Fragments de météorites
Aujourd’hui, avec sa société Rhodior, il fournit de nombreux horlogers: Roger Dubuis, Frédérique Constant, Dubois & Fils, Patek Philippe, Harry Winston, Vacheron Constantin, MB&F, Bovet Fleurier, Ludovic Ballouard ou encore Antoine Preziuso... Pour lui, la galvanoplastie est cependant un métier assez ingrat: «On est généralement dans l’ombre, sauf s’il y a le moindre problème: là, c’est le cataclysme! L’horlogerie mécanique est logique, mais la chimie a une part d’impondérable. Un orage peut perturber l’équilibre de mes bains. Il s’agit de comprendre ce qu’il y a au cœur de la matière. C’est comme la peinture: si vous voulez repeindre un mur en rose, des aspérités vont apparaître.»
A force d’acheter les montres de ses clients, l’envie lui a pris d’en fabriquer lui-même... Il y a deux ans, l’entrepreneur lance donc sa propre marque, Greco Genève. Sa marque de fabrique: la montre en forme d’écrou, pour un prix public allant de 5’000 à 12’000 francs. Stéphane Greco est un passionné d’automobile, au point d’avoir localisé son showroom, aménagé comme l’intérieur d’une météorite, au sein du garage Lamborghini à Genève! «C’était intéressant de concevoir une montre qui n’ait pas la forme d’une montre. Je travaille sur des séries de huit exemplaires pour la collection des montres écrous, sinon il ne s’agit que de pièces uniques.»

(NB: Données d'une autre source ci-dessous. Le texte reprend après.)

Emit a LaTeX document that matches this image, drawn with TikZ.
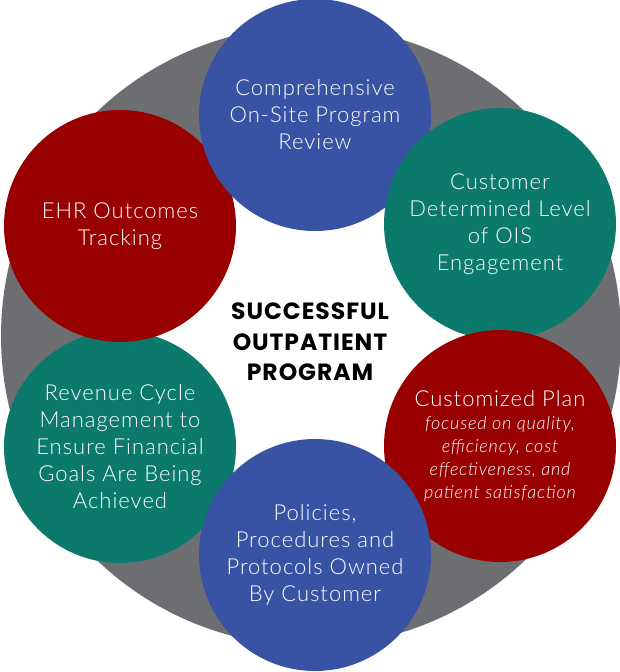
\documentclass[tikz,border=0pt]{standalone}
\usepackage{fontspec}
\setmainfont{Lato Light}[LetterSpace=4.5]
\newfontfamily\titlefont{Poppins}[LetterSpace=4]
\definecolor{ringgray}{RGB}{109,110,113}
\definecolor{ciblue}{RGB}{57,83,164}
\definecolor{citeal}{RGB}{11,122,108}
\definecolor{cired}{RGB}{153,0,0}
\newcommand\sublinefont{\fontsize{18}{22.8}\selectfont\itshape}

\begin{document}
\begin{tikzpicture}[x=1pt, y=-1pt,
    stage/.style={circle, minimum size=232pt, inner sep=0pt, text=white,
      align=center, font=\fontsize{22}{27}\selectfont}]
            \useasboundingbox (0,0) rectangle (620,672);
            % Ring
            \fill[ringgray] (311,336) circle[radius=310];
            \fill[white] (311,336) circle[radius=200];

            % Nodes
            \node[stage, fill=citeal] (revenue) at (120,447) {Revenue Cycle\\Management to\\Ensure Financial\\Goals Are Being\\Achieved};
            \node[stage, fill=cired] (ehr) at (120,226) {EHR Outcomes\\Tracking};
            \node[stage, fill=ciblue] (review) at (315,115) {Comprehensive\\On-Site Program\\Review};
            \node[stage, fill=citeal] (engage) at (500,224) {Customer\\Determined Level\\of OIS\\Engagement};
            \node[stage, fill=cired] (plan) at (500,446) {Customized Plan\\[-4pt]\sublinefont focused on quality,\\[-4pt]\sublinefont efficiency, cost\\[-4pt]\sublinefont effectiveness, and\\[-4pt]\sublinefont patient satisfaction};
            \node[stage, fill=ciblue] (policies) at (315,555) {Policies,\\Procedures and\\Protocols Owned\\By Customer};

            % Centre
            \node[align=center, font=\titlefont\bfseries\fontsize{23.5}{30.7}\selectfont] (goal) at (310,342) {SUCCESSFUL\\OUTPATIENT\\PROGRAM};
\end{tikzpicture}
\end{document}
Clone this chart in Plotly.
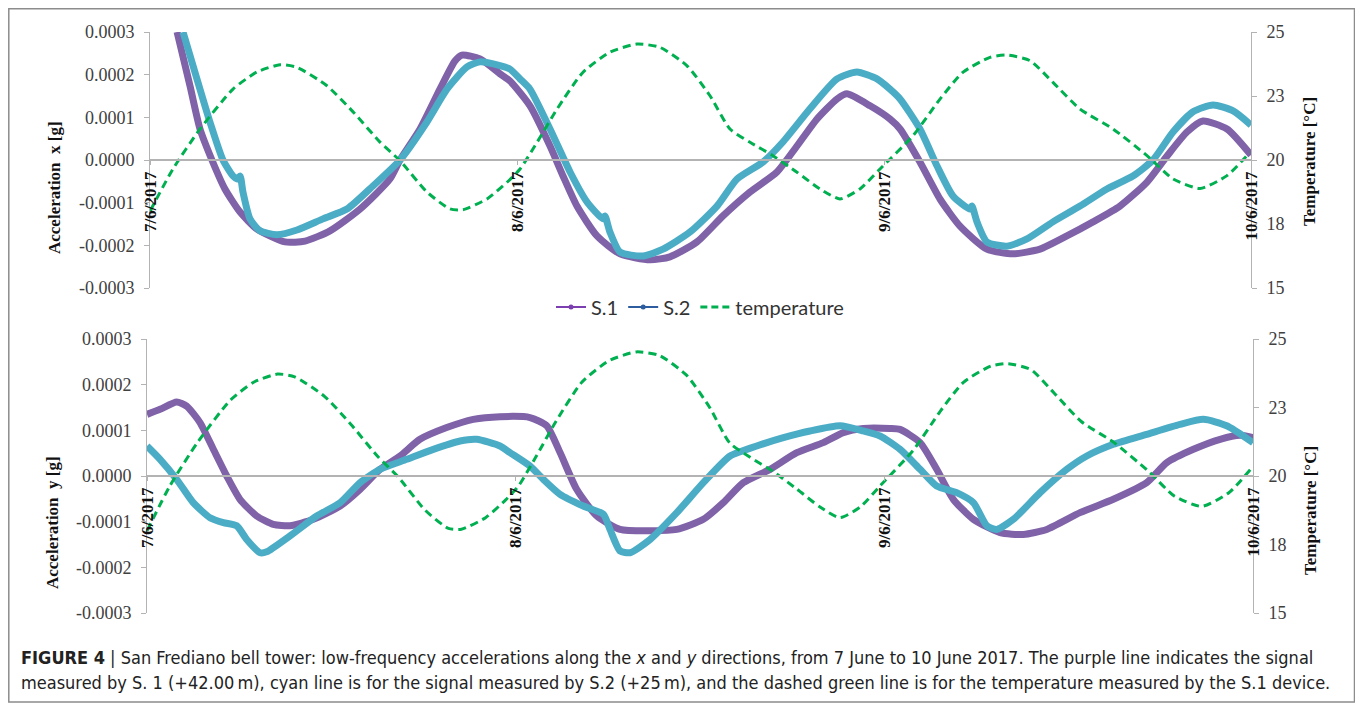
import plotly.graph_objects as go

# The page body has an 8px margin, so the figure is sized to fit the 1363x711 window.
OFF = 8
FW, FH = 1363 - 2 * OFF, 711 - 2 * OFF

# ---------------- data (time in hours from 7/6/2017 00:00) ----------------
x_s1_top = [1.77, 2.62, 3.27, 4.05, 4.90, 5.89, 7.0, 8.83, 10.14, 11.77, 13.73, 15.69, 16.35, 17.66,
            18.96, 19.94, 20.40, 21.58, 22.89, 23.54, 24.85, 26.16, 27.01, 27.92, 29.23, 30.74, 32.70,
            34.0, 35.77, 37.47, 39.24, 41.0, 42.31, 43.62, 44.93, 45.58, 47.09, 48.39, 49.05, 50.35,
            51.66, 52.97, 54.73, 56.43, 58.2, 59.96, 61.67, 63.43, 65.2, 66.51, 67.81, 68.86, 70.43, 72.0]
y_s1_top = [0.00030, 0.000173, 0.0000727, 0.0, -0.000068, -0.000122, -0.000162, -0.000192, -0.00019,
            -0.000166, -0.000115, -0.0000445, 0.0, 0.0000727, 0.000166, 0.000232, 0.000246, 0.000237,
            0.000202, 0.000185, 0.000127, 0.0000328, -0.0000375, -0.000108, -0.000178, -0.00022,
            -0.000234, -0.000227, -0.000192, -0.000131, -0.000075, -0.000028, 0.0000328, 0.0000961,
            0.000143, 0.000155, 0.000127, 0.0000961, 0.0000727, -0.0000047, -0.0000914, -0.000155,
            -0.000209, -0.00022, -0.000209, -0.000178, -0.000145, -0.000108, -0.0000516, 0.0000094,
            0.0000656, 0.0000914, 0.0000727, 0.0000117]

x_s2_top = [2.16, 3.07, 3.92, 4.77, 5.43, 5.69, 5.89, 6.08, 6.54, 7.19, 8.30, 9.61, 11.31, 12.88, 14.58,
            16.35, 18.11, 19.42, 20.73, 21.58, 22.89, 23.54, 24.2, 24.85, 26.16, 27.47, 28.58, 29.62,
            29.75, 30.08, 30.74, 32.24, 33.55, 35.31, 37.08, 38.39, 40.09, 41.39, 43.16, 44.93, 46.23,
            47.54, 48.39, 49.05, 50.35, 51.47, 52.51, 53.62, 53.75, 54.08, 54.73, 56.04, 57.35, 59.05,
            60.82, 62.58, 64.28, 65.59, 66.9, 68.21, 69.52, 70.83, 72.0]
y_s2_top = [0.00030, 0.00019, 0.0000891, 0.0, -0.0000375, -0.0000445, -0.0000375, -0.000075, -0.000138,
            -0.000166, -0.000175, -0.000164, -0.000138, -0.000115, -0.0000609, 0.0, 0.0000891, 0.000166,
            0.000218, 0.00023, 0.000221, 0.000213, 0.00019, 0.000166, 0.0000727, -0.0000281, -0.0000984,
            -0.000138, -0.000131, -0.000169, -0.000216, -0.000225, -0.000209, -0.000169, -0.000108,
            -0.0000445, -0.0000047, 0.0000422, 0.00012, 0.00019, 0.000206, 0.00019, 0.000166, 0.000143,
            0.0000727, -0.0000141, -0.0000844, -0.000115, -0.000108, -0.000145, -0.000192, -0.000202,
            -0.000185, -0.000145, -0.000108, -0.000068, -0.0000375, 0.0, 0.0000656, 0.000113, 0.000129,
            0.000115, 0.000082]

x_temp = [0.0, 1.5, 3.27, 5.43, 7.0, 8.5, 9.61, 11.57, 13.28, 15.04, 16.35, 18.11, 19.62, 20.47, 22.04,
          23.35, 24.2, 25.31, 26.62, 28.32, 30.08, 31.85, 33.35, 35.12, 36.62, 37.93, 39.24, 40.74,
          42.31, 43.81, 45.12, 46.43, 47.74, 49.9, 51.66, 53.17, 54.93, 56.04, 57.55, 59.05, 60.82,
          62.98, 65.2, 66.9, 68.67, 70.43, 71.93]
y_temp = [18.0, 19.65, 21.21, 22.77, 23.44, 23.72, 23.62, 22.9, 21.88, 20.7, 19.97, 18.75, 18.09, 18.06,
          18.48, 19.13, 19.65, 20.69, 21.99, 23.43, 24.21, 24.53, 24.4, 23.68, 22.51, 21.21, 20.69,
          20.17, 19.52, 18.87, 18.48, 18.87, 19.65, 20.95, 22.38, 23.43, 24.01, 24.1, 23.88, 23.03,
          21.99, 21.21, 20.17, 19.26, 18.89, 19.39, 20.3]

x_s1_bot = [0.0, 0.85, 1.93, 2.58, 3.45, 4.32, 5.19, 6.05, 7.14, 8.22, 9.31, 10.83, 12.57, 13.87, 15.17,
            16.47, 17.77, 19.51, 21.24, 22.98, 24.93, 26.02, 26.89, 27.97, 29.28, 30.79, 32.75, 34.49,
            36.22, 37.52, 38.82, 40.56, 42.3, 44.03, 45.33, 46.63, 48.37, 49.02, 50.33, 51.41, 52.49,
            53.8, 55.53, 57.05, 58.57, 60.74, 62.91, 65.08, 66.39, 68.12, 69.86, 71.16, 72.0]
y_s1_bot = [0.000135, 0.000146, 0.000162, 0.000153, 0.000117, 0.0000585, 0.0, -0.000051, -0.0000876,
            -0.000106, -0.000109, -0.0000949, -0.0000657, -0.0000292, 0.0000146, 0.0000438, 0.0000803,
            0.000106, 0.000124, 0.00013, 0.000128, 0.00011, 0.0000512, -0.0000292, -0.0000876, -0.000117,
            -0.00012, -0.000117, -0.0000949, -0.0000584, -0.0000146, 0.0000146, 0.0000512, 0.000073,
            0.000095, 0.000104, 0.000104, 0.000102, 0.000073, 0.0000146, -0.000051, -0.0000949,
            -0.000124, -0.000128, -0.000117, -0.0000803, -0.000051, -0.0000146, 0.0000292, 0.0000584,
            0.0000803, 0.0000891, 0.0000839]

x_s2_bot = [0.0, 0.85, 1.93, 3.01, 4.1, 4.97, 5.84, 6.49, 7.36, 7.79, 9.31, 11.05, 12.57, 13.87, 15.17,
            16.91, 18.64, 20.38, 21.46, 22.98, 23.63, 24.93, 25.8, 26.89, 28.4, 29.71, 30.14, 30.79,
            31.45, 32.75, 34.49, 36.22, 37.96, 39.69, 41.43, 43.16, 45.12, 46.63, 47.72, 49.02, 50.33,
            51.41, 52.71, 53.8, 54.67, 55.32, 56.4, 58.14, 59.88, 61.18, 62.91, 65.08, 67.25, 68.77,
            70.29, 72.0]
y_s2_bot = [0.0000657, 0.0000365, -0.0000073, -0.0000584, -0.0000912, -0.000102, -0.000109, -0.000139,
            -0.000168, -0.000166, -0.000131, -0.0000876, -0.0000584, -0.0000146, 0.0000146, 0.0000365,
            0.0000584, 0.0000767, 0.0000803, 0.0000657, 0.0000512, 0.0000219, -0.0000073, -0.00004,
            -0.0000657, -0.0000839, -0.000117, -0.000164, -0.000168, -0.000139, -0.0000803, -0.0000146,
            0.0000438, 0.0000657, 0.000084, 0.0000986, 0.00011, 0.0000986, 0.0000876, 0.0000584,
            0.0000146, -0.0000219, -0.0000365, -0.0000584, -0.000109, -0.000117, -0.0000949, -0.0000365,
            0.0000146, 0.0000438, 0.0000694, 0.0000913, 0.000113, 0.000124, 0.00011, 0.000073]

date_ticks = [0, 24, 48, 72]
date_labels = ["7/6/2017", "8/6/2017", "9/6/2017", "10/6/2017"]
acc_ticks = [-0.0003, -0.0002, -0.0001, 0.0, 0.0001, 0.0002, 0.0003]
acc_labels = ["-0.0003", "-0.0002", "-0.0001", "0.0000", "0.0001", "0.0002", "0.0003"]
temp_ticks = [15, 17.5, 20, 22.5, 25]
temp_labels = ["15", "18", "20", "23", "25"]

# ---------------- styling ----------------
PURPLE = "#7F62A8"
CYAN = "#4BACC6"
BLUE_LEG = "#2E5D9F"
GREEN = "#00B050"
AXC = "#B3B3B3"
SERIF = "Liberation Serif, Times New Roman, serif"


def px_x(p):
    return (p - OFF) / FW


def px_y(p):
    return 1 - (p - OFF) / FH


top_dom = [px_y(288), px_y(32)]
bot_dom = [px_y(613), px_y(339)]

fig = go.Figure()

line_kw = dict(shape="spline", smoothing=0.6)

fig.add_trace(go.Scatter(x=x_s1_top, y=y_s1_top, mode="lines", showlegend=False,
                         line=dict(color=PURPLE, width=7, **line_kw), xaxis="x", yaxis="y"))
fig.add_trace(go.Scatter(x=x_s2_top, y=y_s2_top, mode="lines", showlegend=False,
                         line=dict(color=CYAN, width=7, **line_kw), xaxis="x", yaxis="y"))
fig.add_trace(go.Scatter(x=x_temp, y=y_temp, mode="lines", showlegend=False,
                         line=dict(color=GREEN, width=3, dash="8px,5px", **line_kw), xaxis="x", yaxis="y2"))

fig.add_trace(go.Scatter(x=x_s1_bot, y=y_s1_bot, mode="lines", showlegend=False,
                         line=dict(color=PURPLE, width=7, **line_kw), xaxis="x2", yaxis="y3"))
fig.add_trace(go.Scatter(x=x_s2_bot, y=y_s2_bot, mode="lines", showlegend=False,
                         line=dict(color=CYAN, width=7, **line_kw), xaxis="x2", yaxis="y3"))
fig.add_trace(go.Scatter(x=x_temp, y=y_temp, mode="lines", showlegend=False,
                         line=dict(color=GREEN, width=3, dash="8px,5px", **line_kw), xaxis="x2", yaxis="y4"))

# legend-only traces
fig.add_trace(go.Scatter(x=[None], y=[None], mode="lines+markers", name="S.1",
                         line=dict(color="#7B3FB0", width=2), marker=dict(size=5, color="#7B3FB0"),
                         xaxis="x", yaxis="y"))
fig.add_trace(go.Scatter(x=[None], y=[None], mode="lines+markers", name="S.2",
                         line=dict(color=BLUE_LEG, width=2), marker=dict(size=5, color=BLUE_LEG),
                         xaxis="x", yaxis="y"))
fig.add_trace(go.Scatter(x=[None], y=[None], mode="lines", name="temperature",
                         line=dict(color=GREEN, width=3, dash="7px,4px"), xaxis="x", yaxis="y"))

xcommon = dict(range=[0, 72], tickvals=date_ticks, ticktext=date_labels, tickangle=-90,
               showline=True, linecolor=AXC, linewidth=1.5, ticks="outside", ticklen=4,
               tickcolor=AXC, showgrid=False, zeroline=False, anchor="free", automargin=False,
               tickfont=dict(family=SERIF, size=17, color="#111111", weight="bold"))
ycommon = dict(range=[-0.0003, 0.0003], tickvals=acc_ticks, ticktext=acc_labels,
               showline=True, linecolor=AXC, linewidth=1, ticks="outside", ticklen=5, tickcolor=AXC,
               showgrid=False, zeroline=False, ticklabelstandoff=6, automargin=False,
               tickfont=dict(family=SERIF, size=18, color="#404040"))
tcommon = dict(range=[15, 25], tickvals=temp_ticks, ticktext=temp_labels, side="right",
               showline=True, linecolor=AXC, linewidth=1, ticks="outside", ticklen=5, tickcolor=AXC,
               showgrid=False, zeroline=False, ticklabelstandoff=6, automargin=False,
               tickfont=dict(family=SERIF, size=18, color="#404040"))

fig.update_layout(
    width=FW, height=FH, margin=dict(l=0, r=0, t=0, b=0, autoexpand=False),
    paper_bgcolor="white", plot_bgcolor="rgba(0,0,0,0)",
    xaxis=dict(domain=[px_x(150), px_x(1251)], position=sum(top_dom) / 2, **xcommon),
    xaxis2=dict(domain=[px_x(147), px_x(1253)], position=sum(bot_dom) / 2, **xcommon),
    yaxis=dict(domain=top_dom, anchor="x", **ycommon),
    yaxis2=dict(domain=top_dom, anchor="x", overlaying="y", **tcommon),
    yaxis3=dict(domain=bot_dom, anchor="x2", **ycommon),
    yaxis4=dict(domain=bot_dom, anchor="x2", overlaying="y3", **tcommon),
    legend=dict(orientation="h", x=px_x(700), y=px_y(307), xanchor="center", yanchor="middle",
                font=dict(family="Lato, Open Sans, sans-serif", size=20, color="#333333"),
                bgcolor="rgba(0,0,0,0)", itemwidth=30, tracegroupgap=0),
)

ann = []
title_font = dict(family=SERIF, size=17, color="#111111", weight="bold")
for txt, cx, cy in [("Acceleration\u00a0\u00a0x [g]", 55, 188),
                    ("Acceleration\u00a0\u00a0y [g]", 52, 523),
                    ("Temperature [°C]", 1309, 162),
                    ("Temperature [°C]", 1310, 511)]:
    ann.append(dict(text=txt, x=px_x(cx), y=px_y(cy), xref="paper", yref="paper",
                    xanchor="center", yanchor="middle", showarrow=False, textangle=-90,
                    font=title_font))

cap_font = dict(family="Liberation Sans Narrow, DejaVu Sans Condensed, Arial Narrow, sans-serif",
                size=18, color="#222222")
cap1 = ("<b>FIGURE 4</b> | San Frediano bell tower: low-frequency accelerations along the <i>x</i> and "
        "<i>y</i> directions, from 7 June to 10 June 2017. The purple line indicates the signal")
cap2 = ("measured by S. 1 (+42.00\u2009m), cyan line is for the signal measured by S.2 (+25\u2009m), "
        "and the dashed green line is for the temperature measured by the S.1 device.")
for txt, cy in [(cap1, 657), (cap2, 682)]:
    ann.append(dict(text=txt, x=px_x(19), y=px_y(cy), xref="paper", yref="paper",
                    xanchor="left", yanchor="middle", showarrow=False, font=cap_font))
fig.update_layout(annotations=ann)

fig.add_shape(type="rect", xref="paper", yref="paper",
              x0=px_x(8.8), x1=px_x(1354.5), y0=px_y(702), y1=px_y(8.8),
              line=dict(color="#8C8C8C", width=1.5), fillcolor="rgba(0,0,0,0)", layer="below")

fig.write_html("out.html")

La collection écrou a été baptisée «Les Temps modernes», en référence au film de Charlie Chaplin où celui-ci se retrouve pris dans les rouages d’une chaîne de montage. La collection carrée «Timesquare» s’adresse aux hommes comme aux femmes; la collection ronde «Timelace» est très aérienne en comparaison; la «Trancetime» est une collection entièrement fluorescente; enfin, il y a le modèle Astéroïde... «Une montre-concept, une première «galactique» que je ne vendrais pas à moins d’un million de francs. Je suis cristallographe et gemmologue de formation et j’adore les pierres, la science-fiction... J’utilise un fragment d’une météorite ferreuse tombée il y a 5’000 ans à Campo del Cielo en Argentine. Antoine Preziuso ou Rolex avaient déjà réalisé des cadrans en météorite mais là j’utilise une météorite brute. Et contrairement aux météorites pierreuses, les météorites ferreuses sont très rares.»
Montres luminescentes
Stéphane Greco a investi 1,5 million de francs pour le développement des montres, soit... tous les bénéfices de Rhodior. Sa peinture fluorescente, utilisée notamment sur le modèle météorite et plus puissante que le superluminova, lui a pris des années de conception. L’histoire est rocambolesque: «Les banques centrales ont un monopole sur ces pigments anti-contrefaçon mais je m’en étais procuré des échantillons. Un jour, j’ai reçu un appel de la Banque centrale européenne: ils ont fait une «descente» chez moi pour voir quelles étaient mes intentions. Ils étaient très sérieux mais lorsque j’ai éteint la lumière pour qu’ils voient mes montres fluorescentes, ils ont été très rapidement impressionnés et rassurés. Ils m’ont donné le droit de commander une quantité illimitée de pigments, mais une fois seulement. J’ai vidé mon compte en banque et en ai acheté pour 25’000 francs, ce qui suffira à durer pour plusieurs générations car des quantités infinitésimales de pigments suffisent.»
Quel bilan deux ans plus tard? «C’est sûr que je lance une marque au mauvais moment... Mais je sens que la clientèle est en train de se réveiller après des débuts difficile. Je suis sur un segment de prix accessible et raisonnable pour des pièces uniques Swiss made. Plus c’est la crise, plus je vends de montres carrées, plus conventionnelles.»
L’horloger, qui ne fait presque que de la personnalisation, travaille en direct et avec des agents: «Les distributeurs exagèrent, l’un d’eux est venu me voir à Baselworld et voulait prendre une commission de 75%! Ils sont habitués à des marges folles. Les agents prennent 20% et du stock en confié. En outre, il faut être dans le noir et en mode UV pour voir la fluorescence, pas idéal pour une vitrine de détaillant... Mes espoirs reposent sur les Etats-Unis, la France et la Suisse en priorité. Ce sont des montres fluorescentes qui conviennent bien au monde de la nuit, pour des DJ par exemple.»